UNITED STATES
SECURITIES AND EXCHANGE COMMISSION
WASHINGTON, DC 20549


FORM 8-K/A


CURRENT REPORT
PURSUANT TO SECTION 13 OR 15(d) OF THE SECURITIES EXCHANGE ACT OF 1934


Date of Report (Date of earliest event reported): September 19, 2017


ARROW ELECTRONICS, INC.
(Exact Name of Registrant as Specified in Charter)
 
 
NEW YORK
1-4482
11-1806155
(State or Other Jurisdiction
of Incorporation)
(Commission
File Number)
(IRS Employer
Identification No.)
                                                                   

9201 East Dry Creek Road, Centennial, CO 80112

(Address of Principal Executive Offices)

Registrant's telephone number, including area code: (303) 824-4000


Not Applicable
(Former Name or Former Address, if Changed Since Last Report)


Check the appropriate box below if the Form 8-K filing is intended to simultaneously satisfy the filing obligation of the registrant under any of the following provisions (see General Instruction A.2. below):

[ ]
Written communications pursuant to Rule 425 under the Securities Act (17 CFR 230.425)

[ ]
Soliciting material pursuant to Rule 14a-12 under the Exchange Act (17 CFR 20.14a-12)

[ ]
Pre-commencement communications pursuant to Rule 14d-2(b) under the Exchange Act (17 CFR 240.14d-2(b))

[ ]
Pre-commencement communications pursuant to Rule 13e-4(c) under the Exchange Act (17 CFR 240.13e-4(c))

Indicate by check mark whether the registrant is an emerging growth company as defined in Rule 405 of the Securities Act of 1933 (§230.405 of this chapter) or Rule 12b-2 of the Securities Exchange Act of 1934 (§240.12b-2 of this chapter).
 
Emerging growth company ☐
 
If an emerging growth company, indicate by check mark if the registrant has elected not to use the extended transition period for complying with any new or revised financial accounting standards provided pursuant to Section 13(a) of the Exchange Act. ☐

EXPLANATORY NOTE

This Form 8-K/A is being filed as an amendment ("Amendment No. 1") to the Current Report on Form 8-K filed by Arrow Electronics, Inc. (the "Company") with the Securities and Exchange Commission on May 16, 2017 (the "Original Filing"). The sole purpose of this Amendment No. 1 is to disclose the Company’s decision regarding how frequently it will conduct stockholder advisory votes on executive compensation. No other changes have been made to the Original Filing.
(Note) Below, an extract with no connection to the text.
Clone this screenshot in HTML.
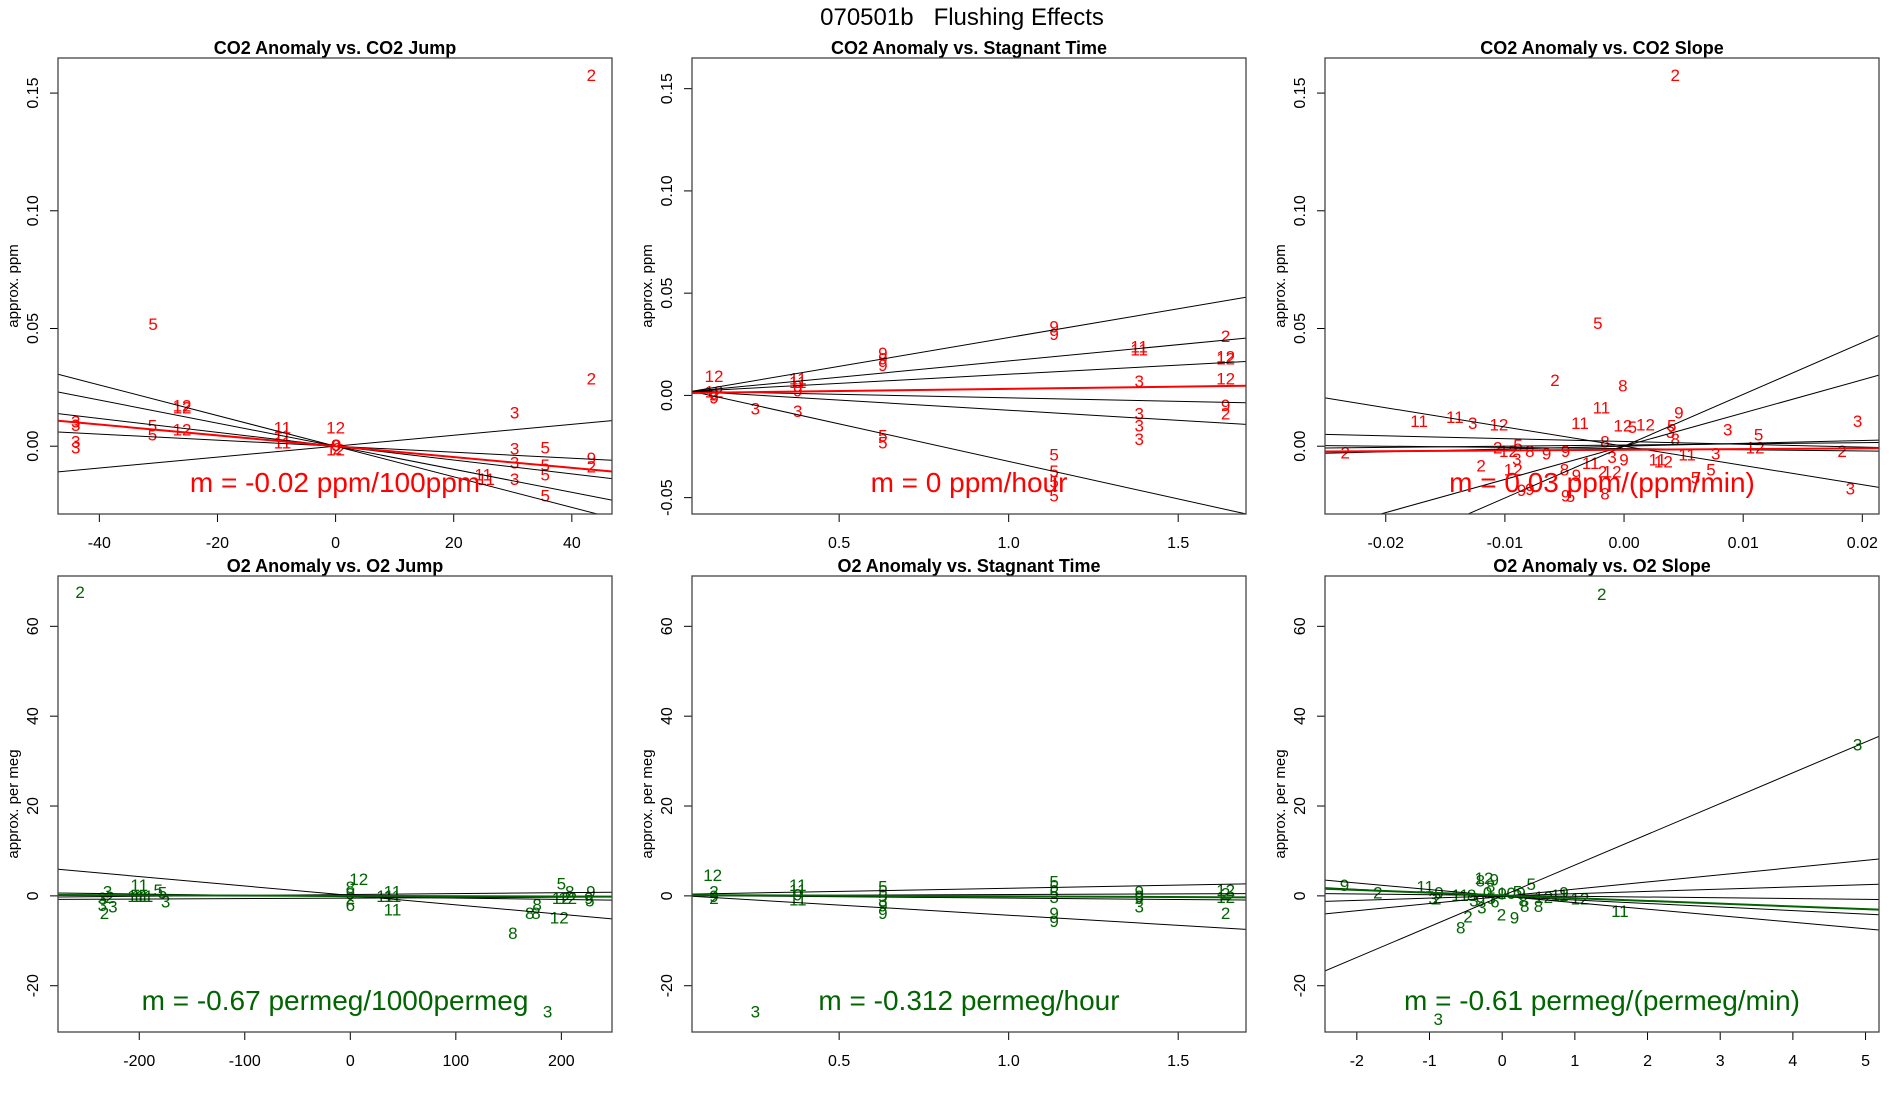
<!DOCTYPE html>
<html><head><meta charset="utf-8"><style>
html,body{margin:0;padding:0;background:#fff;}
svg{display:block;font-family:"Liberation Sans",sans-serif;}
</style></head><body>
<svg id="chart" width="1900" height="1100" viewBox="0 0 1900 1100" xmlns="http://www.w3.org/2000/svg">
<rect width="1900" height="1100" fill="#fff"/>
<text x="962" y="25" text-anchor="middle" font-size="24" fill="#000" style="white-space:pre" xml:space="preserve">070501b   Flushing Effects</text>
</svg>
<script>
// ---- Panel 1: CO2 Anomaly vs CO2 Jump ----
const p1Labels = ["2","5","2","12","12","3","3","3","5","5","12","11","11","11","12","3","3","0","2","12","9","3","5","3","9","2","5","5","11","11","3","5"];
const p1X = [43.3,-30.9,43.3,-26,-26,30.3,-44,-44,-31,-31,-26,-9,-9,-9,0,-44,-44,0,0.3,0,0.2,30.3,35.5,30.3,43.3,43.3,35.5,35.5,25,25.5,30.3,35.5];
const p1Y = [0.1577,0.0519,0.0288,0.0172,0.0165,0.0144,0.0105,0.009,0.0087,0.005,0.0072,0.008,0.0046,0.0015,0.008,0.002,-0.0005,0.0005,-0.001,-0.0015,0.0005,-0.001,-0.0005,-0.007,-0.005,-0.0087,-0.008,-0.012,-0.012,-0.014,-0.0139,-0.021];
const p1LineM = [-0.00065,-0.00049,-0.000294,-0.000128,0.000232];
const p1LineB = [0,0,0,0,0];
const p1Fit = [-0.00023,0];
const p1XTicks = [-40,-20,0,20,40];
const p1YTicks = [0,0.05,0.10,0.15];
const p1YTickLabels = ["0.00","0.05","0.10","0.15"];

// ---- Panel 2: CO2 Anomaly vs Stagnant Time ----
const p2Labels = ["12","2","9","12","3","11","11","9","9","3","9","9","9","5","5","9","9","11","11","3","3","3","3","5","5","5","5","2","12","12","12","9","2"];
const p2X = [0.131,0.131,0.131,0.131,0.253,0.378,0.378,0.378,0.378,0.378,0.629,0.629,0.629,0.629,0.629,1.134,1.134,1.385,1.385,1.385,1.385,1.385,1.385,1.134,1.134,1.134,1.134,1.64,1.64,1.64,1.64,1.64,1.64];
const p2Y = [0.0095,0.0005,-0.001,0.002,-0.0065,0.0083,0.0065,0.0047,0.0024,-0.0077,0.0207,0.018,0.0148,-0.0195,-0.023,0.0337,0.030,0.024,0.0225,0.007,-0.0089,-0.0148,-0.0213,-0.029,-0.037,-0.042,-0.049,0.029,0.019,0.018,0.0083,-0.0047,-0.0089];
const p2LineM = [0.02815,0.0159,0.00894,-0.00343,-0.00991,-0.0367];
const p2LineB = [0.00014,0.00095,0.0014,0.00223,0.00265,0.00442];
const p2Fit = [0.00215,0.00106];
const p2XTicks = [0.5,1.0,1.5];
const p2XTickLabels = ["0.5","1.0","1.5"];
const p2YTicks = [-0.05,0,0.05,0.10,0.15];
const p2YTickLabels = ["-0.05","0.00","0.05","0.10","0.15"];

// ---- Panel 3: CO2 Anomaly vs CO2 Slope ----
const p3Labels = ["2","5","2","8","11","9","11","11","3","12","11","12","5","12","3","5","8","3","5","3","8","2","2","12","5","8","9","9","3","9","11","12","11","3","12","2","2","12","3","5","5","11","2","12","9","8","9","9","9","5","8","3"];
const p3X = [0.0043,-0.0022,-0.0058,-0.0001,-0.0019,0.0046,-0.0172,-0.0142,-0.0127,-0.0105,-0.0037,-0.0001,0.0007,0.0018,0.0039,0.004,0.0043,0.0087,0.0113,0.0196,-0.0016,-0.0234,-0.0106,-0.0097,-0.0089,-0.0079,-0.0065,-0.0049,-0.001,0,0.0028,0.0033,0.0053,0.0077,0.011,0.0183,-0.012,-0.0093,-0.009,0.0073,0.006,-0.0028,-0.0018,-0.001,-0.004,-0.005,-0.0086,-0.0079,-0.0049,-0.0045,-0.0016,0.019];
const p3Y = [0.1577,0.0524,0.0282,0.0257,0.0164,0.0144,0.0108,0.0123,0.0098,0.0092,0.0098,0.0087,0.0082,0.0092,0.006,0.0087,0.003,0.0072,0.005,0.0108,0.002,-0.0026,-0.0005,-0.002,0.0005,-0.002,-0.003,-0.002,-0.0046,-0.0056,-0.0056,-0.0066,-0.0036,-0.003,-0.0005,-0.002,-0.0082,-0.0098,-0.0055,-0.0098,-0.0134,-0.0072,-0.0108,-0.0108,-0.0123,-0.0098,-0.0185,-0.0182,-0.021,-0.0212,-0.020,-0.018];
const p3LineM = [-0.817,2.20,1.41,-0.12,0.05,0.12,-0.05];
const p3LineB = [0,0,0,0.002,0.0005,0,-0.001];
const p3Fit = [0.03,-0.0015];
const p3XTicks = [-0.02,-0.01,0,0.01,0.02];
const p3XTickLabels = ["-0.02","-0.01","0.00","0.01","0.02"];
const p3YTicks = [0,0.05,0.10,0.15];
const p3YTickLabels = ["0.00","0.05","0.10","0.15"];

// ---- Panel 4: O2 Anomaly vs O2 Jump ----
const p4Labels = ["2","12","8","9","2","6","11","11","11","11","5","5","3","3","2","3","3","3","2","11","11","11","11","5","8","12","12","9","9","5","8","8","8","12","8","3"];
const p4X = [-256,8,0,0,0,0,-200,-203,-199,-195,-182,-178,-175,-230,-228,-235,-235,-225,-233,40,40,33,40,200,208,200,206,228,226,227,177,170,176,198,154,187];
const p4Y = [67.6,3.8,2,0.5,-0.5,-2,2.4,0,0,0,1.3,0.8,-1.3,1,-0.3,-0.5,-2,-2.4,-3.8,1,0,0,-3,2.7,1,-0.5,-0.5,1,-0.5,-1,-1.9,-3.8,-3.8,-4.8,-8.3,-25.7];
const p4LineM = [-0.021,0.002,-0.003,0.001];
const p4LineB = [0.1,0.3,-0.2,-0.5];
const p4Fit = [-0.00067,0];
const p4XTicks = [-200,-100,0,100,200];
const p4YTicks = [-20,0,20,40,60];

// ---- Panel 5: O2 Anomaly vs Stagnant Time ----
const p5Labels = ["12","2","9","2","11","11","9","11","5","5","5","3","9","9","5","5","5","3","9","9","9","9","9","3","12","2","12","2","3"];
const p5X = [0.127,0.131,0.131,0.131,0.378,0.378,0.378,0.378,0.629,0.629,0.629,0.629,0.629,0.629,1.134,1.134,1.134,1.134,1.134,1.134,1.385,1.385,1.385,1.385,1.64,1.64,1.64,1.64,0.253];
const p5Y = [4.6,1,0,-0.5,2.4,1.3,0.3,-0.8,2.1,1.1,0,-1,-2.1,-3.8,3.2,2.1,0.8,-0.3,-3.8,-5.6,1,0,-0.5,-2.4,1.3,0.5,-0.3,-3.8,-25.7];
const p5LineM = [1.4,-4.5,-0.6,0.3];
const p5LineB = [0.3,0.2,0.1,0];
const p5Fit = [-0.312,0.2];
const p5XTicks = [0.5,1.0,1.5];
const p5XTickLabels = ["0.5","1.0","1.5"];
const p5YTicks = [-20,0,20,40,60];

// ---- Panel 6: O2 Anomaly vs O2 Slope ----
const p6Labels = ["2","3","9","2","11","9","3","2","11","8","12","8","9","8","0","5","6","9","9","3","3","2","8","2","9","10","5","9","5","8","8","8","12","11","9","12","11","3"];
const p6X = [1.37,4.89,-2.17,-1.71,-1.06,-0.87,-0.95,-0.9,-0.58,-0.42,-0.25,-0.3,-0.11,-0.16,-0.2,-0.15,-0.1,0,-0.3,-0.39,-0.28,-0.01,-0.57,-0.47,0.17,0.06,0.21,0.26,0.4,0.31,0.5,0.29,0.57,0.79,0.85,1.07,1.62,-0.88];
const p6Y = [67.2,33.7,2.4,0.8,2.1,0.8,-0.6,-0.6,0.2,0.2,4,3.4,3.7,2.2,0.8,-0.5,-1.2,0.5,-1,-1,-2.6,-4.2,-7,-4.6,-4.8,0.6,1,0.6,2.6,-2.2,-2.2,-1,-0.2,0.2,0.8,-0.6,-3.4,-27.4];
const p6LineM = [6.85,1.6,0.5,-0.17,-1.456,-0.787];
const p6LineB = [0,-0.1,0,0.085,-0.05,-0.12];
const p6Fit = [-0.61,0.1];
const p6XTicks = [-2,-1,0,1,2,3,4,5];
const p6YTicks = [-20,0,20,40,60];

const NS = "http://www.w3.org/2000/svg";
const svg = document.getElementById("chart");
const RED = "#ff0000", GREEN = "#006400";
function mk(tag, attrs, parent){ const e=document.createElementNS(NS,tag); for(const k in attrs) e.setAttribute(k,attrs[k]); (parent||svg).appendChild(e); return e; }

function panel(cfg){
  const L=cfg.left, T=cfg.top, W=554, H=456;
  const sx = v => L + (v - cfg.xlim[0])/(cfg.xlim[1]-cfg.xlim[0])*W;
  const sy = v => T + H - (v - cfg.ylim[0])/(cfg.ylim[1]-cfg.ylim[0])*H;
  const g = mk("g",{});
  
  
  const clipId = "clip-"+cfg.name;
  const cp = mk("clipPath",{id:clipId},g);
  mk("rect",{x:L,y:T,width:W,height:H},cp);
  const t = mk("text",{x:L+W/2,y:T-4,"text-anchor":"middle","font-size":18,"font-weight":"bold",fill:"#000"},g);
  t.textContent = cfg.title;
  
  
  const yl = mk("text",{x:0,y:0,"text-anchor":"middle","font-size":15,fill:"#000",transform:`translate(${L-40},${T+H/2}) rotate(-90)`},g);
  yl.textContent = cfg.ylab;
  
  
  cfg.xticks.forEach((v,i)=>{
    const x=sx(v);
    const tk = mk("line",{x1:x,x2:x,y1:T+H,y2:T+H+8,stroke:"#000","stroke-width":1},g);
    
    
    const lb = mk("text",{x:x,y:T+H+34,"text-anchor":"middle","font-size":16,fill:"#000"},g);
    lb.textContent = cfg.xtickLabels ? cfg.xtickLabels[i] : String(v);
    
    
  });
  cfg.yticks.forEach((v,i)=>{
    const y=sy(v);
    const tk = mk("line",{x1:L-8,x2:L,y1:y,y2:y,stroke:"#000","stroke-width":1},g);
    
    
    const lb = mk("text",{x:0,y:0,"text-anchor":"middle","font-size":16,fill:"#000",transform:`translate(${L-20},${y}) rotate(-90)`},g);
    lb.textContent = cfg.ytickLabels ? cfg.ytickLabels[i] : String(v);
    
    
  });
  const inner = mk("g",{"clip-path":`url(#${clipId})`},g);
  cfg.labels.forEach((lab,i)=>{
    const p = mk("text",{x:sx(cfg.xs[i]),y:sy(cfg.ys[i])+6,"text-anchor":"middle","font-size":17,fill:cfg.color},inner);
    p.textContent = lab;
    
    
  });
  const x0=cfg.xlim[0], x1=cfg.xlim[1];
  cfg.lm.forEach((m,i)=>{
    const b=cfg.lb[i];
    const ln = mk("line",{x1:sx(x0),y1:sy(m*x0+b),x2:sx(x1),y2:sy(m*x1+b),stroke:"#000","stroke-width":1},inner);
    
    
  });
  const fm=cfg.fit[0], fb=cfg.fit[1];
  const fl = mk("line",{x1:sx(x0),y1:sy(fm*x0+fb),x2:sx(x1),y2:sy(fm*x1+fb),stroke:cfg.color,"stroke-width":2},inner);
  
  
  const st = mk("text",{x:L+W/2,y:T+H-22,"text-anchor":"middle","font-size":28,fill:cfg.color},g);
  st.textContent = cfg.mtext;
  
  
  const fr = mk("rect",{x:L,y:T,width:W,height:H,fill:"none",stroke:"#444","stroke-width":1.3},g);
  
  
}

const CO2Y=[-0.0288,0.1649], O2Y=[-30.3,71.2];
panel({name:"co2-vs-jump",left:58,top:58,xlim:[-47,46.8],ylim:CO2Y,title:"CO2 Anomaly vs. CO2 Jump",ylab:"approx. ppm",
  xticks:p1XTicks,yticks:p1YTicks,ytickLabels:p1YTickLabels,labels:p1Labels,xs:p1X,ys:p1Y,lm:p1LineM,lb:p1LineB,fit:p1Fit,color:RED,mtext:"m = -0.02 ppm/100ppm"});
panel({name:"co2-vs-stagnant",left:692,top:58,xlim:[0.066,1.70],ylim:[-0.058,0.165],title:"CO2 Anomaly vs. Stagnant Time",ylab:"approx. ppm",
  xticks:p2XTicks,xtickLabels:p2XTickLabels,yticks:p2YTicks,ytickLabels:p2YTickLabels,labels:p2Labels,xs:p2X,ys:p2Y,lm:p2LineM,lb:p2LineB,fit:p2Fit,color:RED,mtext:"m = 0 ppm/hour"});
panel({name:"co2-vs-slope",left:1325,top:58,xlim:[-0.0251,0.0214],ylim:CO2Y,title:"CO2 Anomaly vs. CO2 Slope",ylab:"approx. ppm",
  xticks:p3XTicks,xtickLabels:p3XTickLabels,yticks:p3YTicks,ytickLabels:p3YTickLabels,labels:p3Labels,xs:p3X,ys:p3Y,lm:p3LineM,lb:p3LineB,fit:p3Fit,color:RED,mtext:"m = 0.03 ppm/(ppm/min)"});
panel({name:"o2-vs-jump",left:58,top:576,xlim:[-277,248],ylim:O2Y,title:"O2 Anomaly vs. O2 Jump",ylab:"approx. per meg",
  xticks:p4XTicks,yticks:p4YTicks,labels:p4Labels,xs:p4X,ys:p4Y,lm:p4LineM,lb:p4LineB,fit:p4Fit,color:GREEN,mtext:"m = -0.67 permeg/1000permeg"});
panel({name:"o2-vs-stagnant",left:692,top:576,xlim:[0.066,1.70],ylim:O2Y,title:"O2 Anomaly vs. Stagnant Time",ylab:"approx. per meg",
  xticks:p5XTicks,xtickLabels:p5XTickLabels,yticks:p5YTicks,labels:p5Labels,xs:p5X,ys:p5Y,lm:p5LineM,lb:p5LineB,fit:p5Fit,color:GREEN,mtext:"m = -0.312 permeg/hour"});
panel({name:"o2-vs-slope",left:1325,top:576,xlim:[-2.438,5.185],ylim:O2Y,title:"O2 Anomaly vs. O2 Slope",ylab:"approx. per meg",
  xticks:p6XTicks,yticks:p6YTicks,labels:p6Labels,xs:p6X,ys:p6Y,lm:p6LineM,lb:p6LineB,fit:p6Fit,color:GREEN,mtext:"m = -0.61 permeg/(permeg/min)"});
</script>
</body></html>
 Item 5.07 Submission of Matters to a Vote of Security Holders.

    At the Company’s 2017 Annual Meeting of Stockholders, the Company’s stockholders voted on, among other matters, a proposal regarding the frequency of future stockholder advisory votes on the compensation of the Company’s named executive officers – or future “say-on-pay” votes. As previously reported by the Company, a majority of the votes cast on the frequency proposal were cast in favor of holding an annual “say-on-pay” vote.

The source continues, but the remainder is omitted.